#### Information supplied ####

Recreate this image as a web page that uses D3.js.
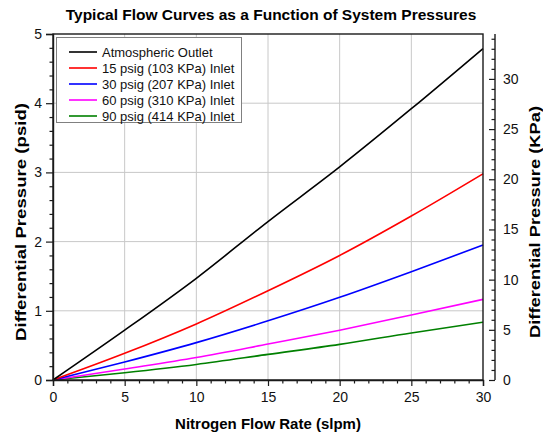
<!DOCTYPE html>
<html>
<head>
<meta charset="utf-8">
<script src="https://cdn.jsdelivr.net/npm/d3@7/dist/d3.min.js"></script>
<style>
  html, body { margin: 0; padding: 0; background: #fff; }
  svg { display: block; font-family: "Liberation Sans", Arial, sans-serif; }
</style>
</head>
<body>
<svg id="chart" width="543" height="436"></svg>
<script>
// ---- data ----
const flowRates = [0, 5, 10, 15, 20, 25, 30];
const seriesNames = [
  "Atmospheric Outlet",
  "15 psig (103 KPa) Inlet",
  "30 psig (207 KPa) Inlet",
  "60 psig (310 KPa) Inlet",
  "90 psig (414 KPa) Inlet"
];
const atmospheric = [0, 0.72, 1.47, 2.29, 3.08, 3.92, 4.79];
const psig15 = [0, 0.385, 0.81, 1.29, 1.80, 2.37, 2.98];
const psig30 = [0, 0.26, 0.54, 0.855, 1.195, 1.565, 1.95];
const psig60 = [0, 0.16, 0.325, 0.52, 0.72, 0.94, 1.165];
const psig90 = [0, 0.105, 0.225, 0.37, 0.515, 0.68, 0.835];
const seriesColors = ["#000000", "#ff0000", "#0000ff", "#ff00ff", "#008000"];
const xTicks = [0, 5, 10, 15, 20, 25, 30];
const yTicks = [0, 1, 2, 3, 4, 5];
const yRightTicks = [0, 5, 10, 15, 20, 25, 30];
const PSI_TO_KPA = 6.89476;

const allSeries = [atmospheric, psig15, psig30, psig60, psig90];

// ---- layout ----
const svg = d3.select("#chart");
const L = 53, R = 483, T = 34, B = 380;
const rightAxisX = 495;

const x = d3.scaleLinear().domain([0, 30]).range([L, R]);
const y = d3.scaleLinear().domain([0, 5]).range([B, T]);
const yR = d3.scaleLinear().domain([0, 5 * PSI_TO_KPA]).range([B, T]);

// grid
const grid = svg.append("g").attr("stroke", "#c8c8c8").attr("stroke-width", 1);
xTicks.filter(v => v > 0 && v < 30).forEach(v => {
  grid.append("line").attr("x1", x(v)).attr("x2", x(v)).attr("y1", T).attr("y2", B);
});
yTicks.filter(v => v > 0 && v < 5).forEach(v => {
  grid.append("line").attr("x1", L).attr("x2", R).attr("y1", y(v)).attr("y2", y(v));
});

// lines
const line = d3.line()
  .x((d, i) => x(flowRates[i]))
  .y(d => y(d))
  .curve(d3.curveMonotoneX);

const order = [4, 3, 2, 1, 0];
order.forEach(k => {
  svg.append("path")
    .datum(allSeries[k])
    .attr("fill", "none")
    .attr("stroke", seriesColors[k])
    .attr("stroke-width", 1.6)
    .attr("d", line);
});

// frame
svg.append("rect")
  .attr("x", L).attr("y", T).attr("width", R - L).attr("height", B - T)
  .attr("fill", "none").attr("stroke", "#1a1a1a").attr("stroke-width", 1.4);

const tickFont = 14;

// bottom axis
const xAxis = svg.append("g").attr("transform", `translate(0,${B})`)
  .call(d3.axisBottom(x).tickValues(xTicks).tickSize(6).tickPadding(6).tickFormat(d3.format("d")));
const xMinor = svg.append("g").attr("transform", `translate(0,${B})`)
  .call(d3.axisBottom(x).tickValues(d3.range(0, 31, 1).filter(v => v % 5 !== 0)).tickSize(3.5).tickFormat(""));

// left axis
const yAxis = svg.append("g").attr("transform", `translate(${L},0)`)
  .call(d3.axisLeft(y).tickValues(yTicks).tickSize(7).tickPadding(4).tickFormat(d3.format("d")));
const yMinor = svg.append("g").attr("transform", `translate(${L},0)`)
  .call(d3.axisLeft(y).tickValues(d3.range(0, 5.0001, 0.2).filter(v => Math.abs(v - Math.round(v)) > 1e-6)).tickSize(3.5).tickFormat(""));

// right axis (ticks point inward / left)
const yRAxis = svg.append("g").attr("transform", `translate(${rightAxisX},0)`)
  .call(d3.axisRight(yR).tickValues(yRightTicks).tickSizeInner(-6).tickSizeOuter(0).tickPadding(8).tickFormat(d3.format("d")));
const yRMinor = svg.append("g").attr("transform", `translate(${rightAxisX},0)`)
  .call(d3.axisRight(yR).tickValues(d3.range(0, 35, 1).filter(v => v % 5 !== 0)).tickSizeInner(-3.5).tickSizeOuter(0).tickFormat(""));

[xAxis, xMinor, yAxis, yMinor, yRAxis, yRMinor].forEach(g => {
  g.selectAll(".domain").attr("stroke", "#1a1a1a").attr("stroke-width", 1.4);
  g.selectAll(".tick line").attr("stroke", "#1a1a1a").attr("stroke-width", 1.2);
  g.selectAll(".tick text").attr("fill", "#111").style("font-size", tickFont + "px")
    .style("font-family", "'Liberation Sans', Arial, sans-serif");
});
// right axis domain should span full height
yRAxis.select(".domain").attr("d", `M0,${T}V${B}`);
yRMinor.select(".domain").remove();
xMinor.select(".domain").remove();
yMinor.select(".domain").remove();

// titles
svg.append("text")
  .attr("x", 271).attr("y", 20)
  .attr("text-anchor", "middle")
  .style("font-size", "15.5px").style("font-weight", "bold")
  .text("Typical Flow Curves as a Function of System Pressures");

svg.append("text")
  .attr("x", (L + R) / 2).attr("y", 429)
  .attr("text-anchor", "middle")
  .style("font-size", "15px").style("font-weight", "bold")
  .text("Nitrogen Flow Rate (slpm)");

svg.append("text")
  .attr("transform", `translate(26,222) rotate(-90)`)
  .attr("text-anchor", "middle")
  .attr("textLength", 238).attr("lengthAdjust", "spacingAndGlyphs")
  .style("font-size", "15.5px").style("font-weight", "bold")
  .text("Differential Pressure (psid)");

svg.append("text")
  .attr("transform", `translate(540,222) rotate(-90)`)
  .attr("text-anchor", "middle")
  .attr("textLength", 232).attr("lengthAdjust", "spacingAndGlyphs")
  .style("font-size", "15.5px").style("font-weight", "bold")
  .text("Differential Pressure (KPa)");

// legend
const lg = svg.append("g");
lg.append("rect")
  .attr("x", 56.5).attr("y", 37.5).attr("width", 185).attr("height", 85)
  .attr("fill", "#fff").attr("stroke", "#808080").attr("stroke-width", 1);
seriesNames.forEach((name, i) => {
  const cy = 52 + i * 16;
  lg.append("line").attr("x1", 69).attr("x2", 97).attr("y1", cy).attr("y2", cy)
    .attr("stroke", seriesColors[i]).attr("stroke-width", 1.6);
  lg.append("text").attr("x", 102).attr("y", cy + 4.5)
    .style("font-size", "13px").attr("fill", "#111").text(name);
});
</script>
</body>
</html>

####

Task objective
Except for the pictures, print the data above exactly.

The solution
Recreate this image as a web page that uses D3.js.
<!DOCTYPE html>
<html>
<head>
<meta charset="utf-8">
<script src="https://cdn.jsdelivr.net/npm/d3@7/dist/d3.min.js"></script>
<style>
  html, body { margin: 0; padding: 0; background: #fff; }
  svg { display: block; font-family: "Liberation Sans", Arial, sans-serif; }
</style>
</head>
<body>
<svg id="chart" width="543" height="436"></svg>
<script>
// ---- data ----
const flowRates = [0, 5, 10, 15, 20, 25, 30];
const seriesNames = [
  "Atmospheric Outlet",
  "15 psig (103 KPa) Inlet",
  "30 psig (207 KPa) Inlet",
  "60 psig (310 KPa) Inlet",
  "90 psig (414 KPa) Inlet"
];
const atmospheric = [0, 0.72, 1.47, 2.29, 3.08, 3.92, 4.79];
const psig15 = [0, 0.385, 0.81, 1.29, 1.80, 2.37, 2.98];
const psig30 = [0, 0.26, 0.54, 0.855, 1.195, 1.565, 1.95];
const psig60 = [0, 0.16, 0.325, 0.52, 0.72, 0.94, 1.165];
const psig90 = [0, 0.105, 0.225, 0.37, 0.515, 0.68, 0.835];
const seriesColors = ["#000000", "#ff0000", "#0000ff", "#ff00ff", "#008000"];
const xTicks = [0, 5, 10, 15, 20, 25, 30];
const yTicks = [0, 1, 2, 3, 4, 5];
const yRightTicks = [0, 5, 10, 15, 20, 25, 30];
const PSI_TO_KPA = 6.89476;

const allSeries = [atmospheric, psig15, psig30, psig60, psig90];

// ---- layout ----
const svg = d3.select("#chart");
const L = 53, R = 483, T = 34, B = 380;
const rightAxisX = 495;

const x = d3.scaleLinear().domain([0, 30]).range([L, R]);
const y = d3.scaleLinear().domain([0, 5]).range([B, T]);
const yR = d3.scaleLinear().domain([0, 5 * PSI_TO_KPA]).range([B, T]);

// grid
const grid = svg.append("g").attr("stroke", "#c8c8c8").attr("stroke-width", 1);
xTicks.filter(v => v > 0 && v < 30).forEach(v => {
  grid.append("line").attr("x1", x(v)).attr("x2", x(v)).attr("y1", T).attr("y2", B);
});
yTicks.filter(v => v > 0 && v < 5).forEach(v => {
  grid.append("line").attr("x1", L).attr("x2", R).attr("y1", y(v)).attr("y2", y(v));
});

// lines
const line = d3.line()
  .x((d, i) => x(flowRates[i]))
  .y(d => y(d))
  .curve(d3.curveMonotoneX);

const order = [4, 3, 2, 1, 0];
order.forEach(k => {
  svg.append("path")
    .datum(allSeries[k])
    .attr("fill", "none")
    .attr("stroke", seriesColors[k])
    .attr("stroke-width", 1.6)
    .attr("d", line);
});

// frame
svg.append("rect")
  .attr("x", L).attr("y", T).attr("width", R - L).attr("height", B - T)
  .attr("fill", "none").attr("stroke", "#1a1a1a").attr("stroke-width", 1.4);

const tickFont = 14;

// bottom axis
const xAxis = svg.append("g").attr("transform", `translate(0,${B})`)
  .call(d3.axisBottom(x).tickValues(xTicks).tickSize(6).tickPadding(6).tickFormat(d3.format("d")));
const xMinor = svg.append("g").attr("transform", `translate(0,${B})`)
  .call(d3.axisBottom(x).tickValues(d3.range(0, 31, 1).filter(v => v % 5 !== 0)).tickSize(3.5).tickFormat(""));

// left axis
const yAxis = svg.append("g").attr("transform", `translate(${L},0)`)
  .call(d3.axisLeft(y).tickValues(yTicks).tickSize(7).tickPadding(4).tickFormat(d3.format("d")));
const yMinor = svg.append("g").attr("transform", `translate(${L},0)`)
  .call(d3.axisLeft(y).tickValues(d3.range(0, 5.0001, 0.2).filter(v => Math.abs(v - Math.round(v)) > 1e-6)).tickSize(3.5).tickFormat(""));

// right axis (ticks point inward / left)
const yRAxis = svg.append("g").attr("transform", `translate(${rightAxisX},0)`)
  .call(d3.axisRight(yR).tickValues(yRightTicks).tickSizeInner(-6).tickSizeOuter(0).tickPadding(8).tickFormat(d3.format("d")));
const yRMinor = svg.append("g").attr("transform", `translate(${rightAxisX},0)`)
  .call(d3.axisRight(yR).tickValues(d3.range(0, 35, 1).filter(v => v % 5 !== 0)).tickSizeInner(-3.5).tickSizeOuter(0).tickFormat(""));

[xAxis, xMinor, yAxis, yMinor, yRAxis, yRMinor].forEach(g => {
  g.selectAll(".domain").attr("stroke", "#1a1a1a").attr("stroke-width", 1.4);
  g.selectAll(".tick line").attr("stroke", "#1a1a1a").attr("stroke-width", 1.2);
  g.selectAll(".tick text").attr("fill", "#111").style("font-size", tickFont + "px")
    .style("font-family", "'Liberation Sans', Arial, sans-serif");
});
// right axis domain should span full height
yRAxis.select(".domain").attr("d", `M0,${T}V${B}`);
yRMinor.select(".domain").remove();
xMinor.select(".domain").remove();
yMinor.select(".domain").remove();

// titles
svg.append("text")
  .attr("x", 271).attr("y", 20)
  .attr("text-anchor", "middle")
  .style("font-size", "15.5px").style("font-weight", "bold")
  .text("Typical Flow Curves as a Function of System Pressures");

svg.append("text")
  .attr("x", (L + R) / 2).attr("y", 429)
  .attr("text-anchor", "middle")
  .style("font-size", "15px").style("font-weight", "bold")
  .text("Nitrogen Flow Rate (slpm)");

svg.append("text")
  .attr("transform", `translate(26,222) rotate(-90)`)
  .attr("text-anchor", "middle")
  .attr("textLength", 238).attr("lengthAdjust", "spacingAndGlyphs")
  .style("font-size", "15.5px").style("font-weight", "bold")
  .text("Differential Pressure (psid)");

svg.append("text")
  .attr("transform", `translate(540,222) rotate(-90)`)
  .attr("text-anchor", "middle")
  .attr("textLength", 232).attr("lengthAdjust", "spacingAndGlyphs")
  .style("font-size", "15.5px").style("font-weight", "bold")
  .text("Differential Pressure (KPa)");

// legend
const lg = svg.append("g");
lg.append("rect")
  .attr("x", 56.5).attr("y", 37.5).attr("width", 185).attr("height", 85)
  .attr("fill", "#fff").attr("stroke", "#808080").attr("stroke-width", 1);
seriesNames.forEach((name, i) => {
  const cy = 52 + i * 16;
  lg.append("line").attr("x1", 69).attr("x2", 97).attr("y1", cy).attr("y2", cy)
    .attr("stroke", seriesColors[i]).attr("stroke-width", 1.6);
  lg.append("text").attr("x", 102).attr("y", cy + 4.5)
    .style("font-size", "13px").attr("fill", "#111").text(name);
});
</script>
</body>
</html>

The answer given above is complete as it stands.